A par de tudo isto, das diversas dinâmicas paroquiais, interparoquias e até da pastoral de ilha com diversos movimentos e paróquias, um dia por semana dedico-me à pastoral sócio-caritativa através do serviço de voluntariado da Cáritas, uma experiência enriquecedora que permite não só o contacto técnico que está por detrás das estruturas de apoio aos mais pobres, mas também o contacto direto com esta realidade tão delicada que é a pobreza. A experiência tem tanto de enriquecedor como de desafiante e gratificante. Abre-nos ao desprendimento, e coloca-nos lado a lado com aqueles que não têm o que comer e vestir. O serviço sócio-caritativo exercido neste cariz coloca-nos lado a lado com o próprio Jesus, o Jesus que está em quem ajuda e em quem é ajudado.
É o Evangelho que se torna palpável na nossa vida e na vida de tantos que procuram o rosto de Jesus das mais diversas formas, mesmo fora da Igreja, e lembra-me cada dia que as portas da igreja, que outrora serviram para entrar, hoje continuam abertas, mas para sair e ir ao encontro da verdadeira igreja que está na rua. Assemelha-nos ao próprio Jesus que fez Igreja onde as pessoas estavam, foi ao encontro das pessoas, sobretudo das mais débeis.
Esta dinâmica que se gera entre Paróquias, Seminário, Cáritas, Pastoral de Ilha, exige uma rotina que me torna mais próximo da vida da sociedade. O facto de acordar todas as manhãs e fazer-me ao caminho seja para o serviço, seja para os estudos, faz-me rezar até mesmo neste caminho. Quantas manhãs, no trânsito não dei por mim a pensar e a rezar a vida de tantas pessoas que acordam a cada manhã para ganhar o pão de cada dia, e que se deparam com as provações da sociedade.

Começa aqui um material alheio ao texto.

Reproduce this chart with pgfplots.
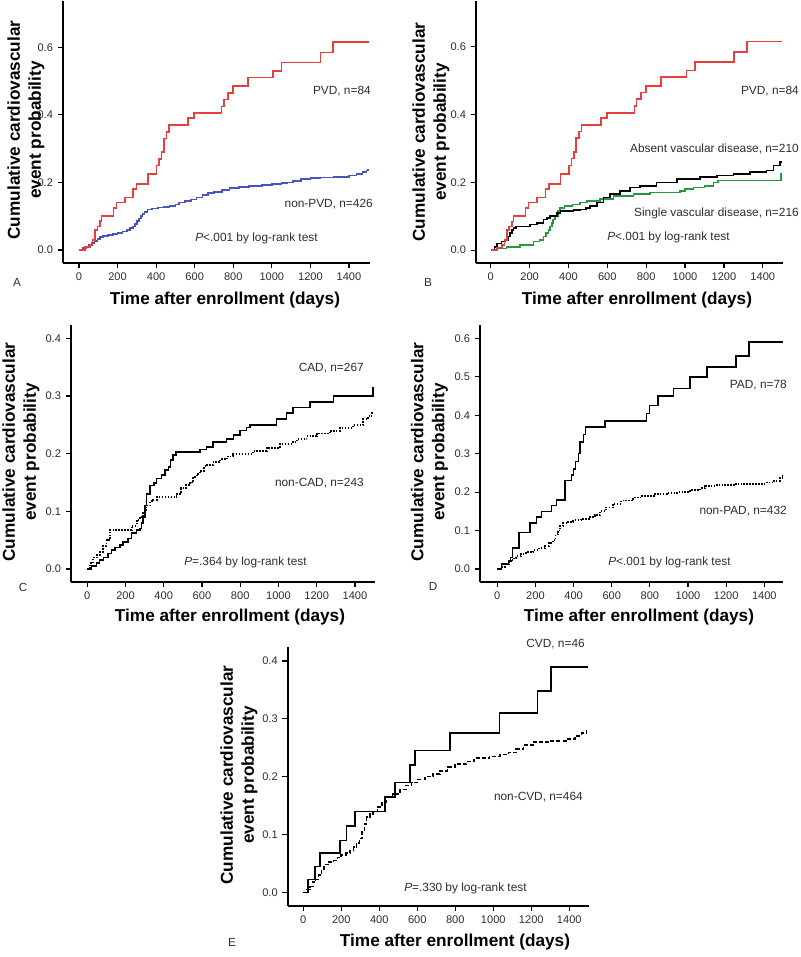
\documentclass[border=0pt]{standalone}
\usepackage{pgfplots}
\pgfplotsset{compat=1.18}
\usepackage{fontspec}
\setmainfont{Liberation Sans}
\definecolor{kmred}{RGB}{232,62,62}
\definecolor{kmblue}{RGB}{72,82,192}
\definecolor{kmgreen}{RGB}{40,150,60}
\definecolor{txtgray}{RGB}{45,45,45}
\newcommand\annot{\fontsize{8.9}{10}\selectfont}
\newcommand\tickf{\fontsize{8.3}{10}\selectfont}
\newcommand\labf{\fontsize{12.9}{15.8}\selectfont\bfseries}
\newcommand\letf{\fontsize{8.8}{10}\selectfont}
\pgfplotsset{
  km/.style={
    scale only axis, axis lines=left,
    axis line style={-, line width=1.4pt, black},
    tick align=outside, major tick length=4pt,
    tick style={line width=0.9pt, black},
    tick label style={font=\tickf, text=txtgray},
    /pgf/number format/assume math mode=true,
    xtick={0,200,...,1400},
    xticklabel style={/pgf/number format/1000 sep={}},
    yticklabel style={/pgf/number format/.cd, fixed, fixed zerofill, precision=1},
    minor tick num=0,
  },
  kml/.style={const plot, no marks, line width=1.2pt},
  kmdot/.style={const plot, no marks, line width=1.4pt, dash pattern=on 1.1pt off 1.1pt},
}
\begin{document}
\begin{tikzpicture}[x=0.75pt,y=0.75pt]
\useasboundingbox (0,0) rectangle (800,957);
% ---------------- Panel A ----------------
\begin{axis}[km, at={(47.25pt,520.5pt)}, anchor=south west, width=230.25pt, height=196.5pt,
  xmin=-83, xmax=1509, ymin=-0.0385, ymax=0.737, ytick={0,0.2,0.4,0.6}]
\addplot[kml, kmblue] coordinates {(0,0) (20,0.005) (35,0.01) (50,0.015) (65,0.02) (80,0.027) (95,0.033) (110,0.038) (125,0.042) (150,0.045) (175,0.048) (200,0.05) (225,0.055) (250,0.06) (265,0.065) (280,0.07) (290,0.077) (300,0.085) (310,0.093) (320,0.1) (330,0.107) (340,0.113) (355,0.12) (380,0.123) (410,0.126) (440,0.128) (470,0.131) (500,0.135) (520,0.14) (550,0.145) (580,0.15) (610,0.155) (640,0.163) (670,0.168) (700,0.172) (740,0.178) (780,0.183) (830,0.187) (880,0.19) (950,0.192) (1000,0.195) (1050,0.198) (1080,0.2) (1110,0.205) (1150,0.21) (1200,0.213) (1250,0.215) (1320,0.216) (1400,0.22) (1440,0.225) (1470,0.23) (1490,0.235) (1500,0.24)};
\addplot[kml, kmred] coordinates {(0,0) (31,0.008) (57,0.015) (70,0.03) (83,0.06) (95,0.07) (109,0.085) (117,0.1) (178,0.125) (195,0.14) (238,0.155) (281,0.18) (299,0.195) (359,0.225) (402,0.25) (416,0.27) (428,0.29) (440,0.33) (454,0.35) (468,0.37) (566,0.39) (597,0.405) (739,0.425) (751,0.445) (773,0.465) (799,0.485) (877,0.51) (1007,0.53) (1050,0.555) (1252,0.585) (1318,0.615) (1504,0.615)};
\end{axis}
\node[anchor=east, inner sep=0, font=\annot, text=txtgray] at (371,866) {PVD, n=84};
\node[anchor=east, inner sep=0, font=\annot, text=txtgray] at (373,753) {non-PVD, n=426};
\node[anchor=west, inner sep=0, font=\annot, text=txtgray] at (195,719) {\textit{P}<.001 by log-rank test};
\node[inner sep=0, font=\letf, text=txtgray] at (17,675) {A};
\node[inner sep=0, font=\labf] at (225,657) {Time after enrollment (days)};
\node[inner sep=0, font=\labf, rotate=90, align=center] at (26,827) {Cumulative cardiovascular\\event probability};
% ---------------- Panel B ----------------
\begin{axis}[km, at={(357pt,520.5pt)}, anchor=south west, width=230.25pt, height=196.5pt,
  xmin=-75.7, xmax=1504, ymin=-0.038, ymax=0.735, ytick={0,0.2,0.4,0.6}]
\addplot[kml, kmgreen] coordinates {(0,0) (31,0.005) (82,0.01) (150,0.015) (220,0.025) (250,0.03) (271,0.04) (285,0.05) (297,0.06) (305,0.07) (314,0.08) (322,0.09) (331,0.1) (345,0.115) (357,0.125) (380,0.13) (420,0.135) (460,0.14) (494,0.145) (563,0.15) (631,0.16) (734,0.165) (820,0.17) (974,0.175) (1000,0.18) (1043,0.185) (1100,0.19) (1146,0.2) (1170,0.205) (1495,0.225) (1500,0.225)};
\addplot[kml, black] coordinates {(0,0) (20,0.01) (31,0.02) (55,0.025) (75,0.03) (90,0.04) (100,0.05) (110,0.06) (117,0.065) (130,0.07) (202,0.075) (237,0.08) (271,0.09) (290,0.095) (305,0.1) (340,0.11) (360,0.115) (425,0.118) (460,0.12) (490,0.125) (511,0.13) (546,0.14) (580,0.155) (614,0.165) (666,0.175) (717,0.185) (769,0.19) (854,0.2) (957,0.21) (1077,0.215) (1163,0.22) (1249,0.225) (1335,0.23) (1420,0.235) (1455,0.25) (1489,0.26) (1500,0.26)};
\addplot[kml, kmred] coordinates {(0,0) (31,0.008) (57,0.015) (70,0.03) (83,0.06) (95,0.07) (109,0.085) (117,0.1) (178,0.125) (195,0.14) (238,0.155) (281,0.18) (299,0.195) (359,0.225) (402,0.25) (416,0.27) (428,0.29) (440,0.33) (454,0.35) (468,0.37) (566,0.39) (597,0.405) (739,0.425) (751,0.445) (773,0.465) (799,0.485) (877,0.51) (1007,0.53) (1050,0.555) (1252,0.585) (1318,0.615) (1500,0.615)};
\end{axis}
\node[anchor=east, inner sep=0, font=\annot, text=txtgray] at (799,866) {PVD, n=84};
\node[anchor=east, inner sep=0, font=\annot, text=txtgray] at (799,808) {Absent vascular disease, n=210};
\node[anchor=east, inner sep=0, font=\annot, text=txtgray] at (799,744) {Single vascular disease, n=216};
\node[anchor=west, inner sep=0, font=\annot, text=txtgray] at (607,720) {\textit{P}<.001 by log-rank test};
\node[inner sep=0, font=\letf, text=txtgray] at (428,675) {B};
\node[inner sep=0, font=\labf] at (637,657) {Time after enrollment (days)};
\node[inner sep=0, font=\labf, rotate=90, align=center] at (431,825) {Cumulative cardiovascular\\event probability};
% ---------------- Panel C ----------------
\begin{axis}[km, at={(53.25pt,281.475pt)}, anchor=south west, width=228pt, height=192.5pt,
  xmin=-85, xmax=1505, ymin=-0.022, ymax=0.423, ytick={0,0.1,0.2,0.3,0.4}]
\addplot[kmdot, black] coordinates {(0,0) (15,0.01) (31,0.02) (50,0.025) (66,0.03) (84,0.04) (101,0.05) (119,0.068) (232,0.075) (258,0.085) (275,0.09) (293,0.1) (310,0.11) (330,0.118) (345,0.12) (363,0.125) (467,0.13) (490,0.14) (515,0.145) (537,0.15) (555,0.16) (572,0.165) (589,0.17) (610,0.178) (624,0.18) (660,0.185) (694,0.19) (729,0.195) (764,0.2) (868,0.205) (938,0.21) (1008,0.217) (1077,0.22) (1095,0.225) (1147,0.23) (1200,0.235) (1269,0.24) (1321,0.245) (1391,0.25) (1443,0.26) (1470,0.265) (1487,0.27) (1500,0.27)};
\addplot[kml, black] coordinates {(0,0) (23,0.005) (49,0.01) (65,0.016) (84,0.02) (110,0.027) (127,0.033) (145,0.037) (171,0.042) (188,0.047) (214,0.053) (232,0.062) (258,0.068) (275,0.07) (284,0.08) (293,0.09) (301,0.11) (310,0.13) (328,0.145) (349,0.149) (363,0.157) (389,0.163) (406,0.172) (424,0.177) (436,0.189) (450,0.198) (464,0.203) (589,0.207) (624,0.212) (659,0.22) (729,0.225) (764,0.232) (798,0.24) (833,0.245) (851,0.25) (990,0.26) (1043,0.27) (1077,0.28) (1165,0.29) (1287,0.3) (1495,0.315) (1500,0.315)};
\end{axis}
\node[anchor=east, inner sep=0, font=\annot, text=txtgray] at (364,589) {CAD, n=267};
\node[anchor=east, inner sep=0, font=\annot, text=txtgray] at (364,474) {non-CAD, n=243};
\node[anchor=west, inner sep=0, font=\annot, text=txtgray] at (184,395) {\textit{P}=.364 by log-rank test};
\node[inner sep=0, font=\letf, text=txtgray] at (23,370) {C};
\node[inner sep=0, font=\labf] at (230,340) {Time after enrollment (days)};
\node[inner sep=0, font=\labf, rotate=90, align=center] at (21,505) {Cumulative cardiovascular\\event probability};
% ---------------- Panel D ----------------
\begin{axis}[km, at={(360pt,281.25pt)}, anchor=south west, width=227.25pt, height=192.75pt,
  xmin=-90.7, xmax=1498, ymin=-0.034, ymax=0.635, ytick={0,0.1,0.2,0.3,0.4,0.5,0.6}]
\addplot[kmdot, black] coordinates {(0,0) (20,0.005) (40,0.012) (60,0.02) (80,0.027) (100,0.033) (125,0.04) (150,0.044) (189,0.05) (220,0.055) (250,0.06) (270,0.068) (290,0.075) (305,0.09) (318,0.1) (330,0.112) (345,0.12) (370,0.123) (399,0.127) (440,0.13) (480,0.135) (510,0.14) (538,0.15) (570,0.16) (608,0.17) (650,0.178) (713,0.186) (760,0.19) (820,0.195) (888,0.198) (950,0.2) (1010,0.205) (1063,0.21) (1090,0.215) (1150,0.218) (1250,0.222) (1412,0.225) (1450,0.23) (1480,0.237) (1500,0.245)};
\addplot[kml, black] coordinates {(0,0) (23,0.013) (58,0.02) (70,0.03) (80,0.054) (115,0.095) (171,0.12) (206,0.135) (232,0.15) (285,0.165) (311,0.18) (355,0.23) (390,0.245) (399,0.26) (411,0.28) (425,0.3) (435,0.33) (451,0.35) (463,0.37) (565,0.385) (783,0.405) (797,0.425) (844,0.45) (923,0.47) (1010,0.5) (1100,0.525) (1250,0.555) (1320,0.59) (1500,0.59)};
\end{axis}
\node[anchor=east, inner sep=0, font=\annot, text=txtgray] at (787,572) {PAD, n=78};
\node[anchor=east, inner sep=0, font=\annot, text=txtgray] at (787,446) {non-PAD, n=432};
\node[anchor=west, inner sep=0, font=\annot, text=txtgray] at (608,395) {\textit{P}<.001 by log-rank test};
\node[inner sep=0, font=\letf, text=txtgray] at (433,371) {D};
\node[inner sep=0, font=\labf] at (639,340) {Time after enrollment (days)};
\node[inner sep=0, font=\labf, rotate=90, align=center] at (429.5,505) {Cumulative cardiovascular\\event probability};
% ---------------- Panel E ----------------
\begin{axis}[km, at={(215.775pt,38.475pt)}, anchor=south west, width=226pt, height=194pt,
  xmin=-82, xmax=1504, ymin=-0.023, ymax=0.424, ytick={0,0.1,0.2,0.3,0.4}]
\addplot[kml, black, dash pattern=on 3pt off 1.6pt] coordinates {(0,0) (20,0.005) (35,0.01) (50,0.018) (65,0.022) (80,0.03) (95,0.04) (110,0.048) (130,0.052) (158,0.055) (180,0.06) (200,0.065) (225,0.068) (246,0.072) (265,0.078) (280,0.085) (295,0.093) (310,0.105) (322,0.118) (333,0.13) (350,0.135) (368,0.14) (390,0.148) (415,0.155) (439,0.165) (470,0.17) (509,0.178) (540,0.185) (570,0.19) (600,0.195) (640,0.2) (684,0.205) (720,0.21) (760,0.217) (800,0.222) (860,0.226) (900,0.232) (980,0.235) (1035,0.238) (1080,0.242) (1120,0.248) (1160,0.255) (1211,0.26) (1300,0.262) (1386,0.265) (1430,0.27) (1465,0.275) (1490,0.28) (1500,0.28)};
\addplot[kml, black] coordinates {(0,0) (26,0.022) (61,0.045) (88,0.068) (193,0.09) (228,0.115) (272,0.14) (430,0.165) (482,0.19) (561,0.22) (588,0.245) (772,0.275) (1032,0.31) (1233,0.348) (1304,0.39) (1500,0.39)};
\end{axis}
\node[anchor=east, inner sep=0, font=\annot, text=txtgray] at (585,313) {CVD, n=46};
\node[anchor=east, inner sep=0, font=\annot, text=txtgray] at (583,160) {non-CVD, n=464};
\node[anchor=west, inner sep=0, font=\annot, text=txtgray] at (404,69) {\textit{P}=.330 by log-rank test};
\node[inner sep=0, font=\letf, text=txtgray] at (232,15) {E};
\node[inner sep=0, font=\labf] at (455,15) {Time after enrollment (days)};
\node[inner sep=0, font=\labf, rotate=90, align=center] at (239,182) {Cumulative cardiovascular\\event probability};
\end{tikzpicture}
\end{document}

Quão rico sairei depois desta experiência, feliz por vivê-la, e lembrar-me que na vida de sacerdote é bom acordar todas as manhãs e no conforto do lar rezar por toda a Igreja e pelas comunidades; mas que acordar, sair de casa quando as pessoas saem e se põem a caminho dos seus trabalhos enfrentando o frio de cada manhã, a família, o trânsito, os colegas, a sociedade – é tão belo e é uma verdadeira oração!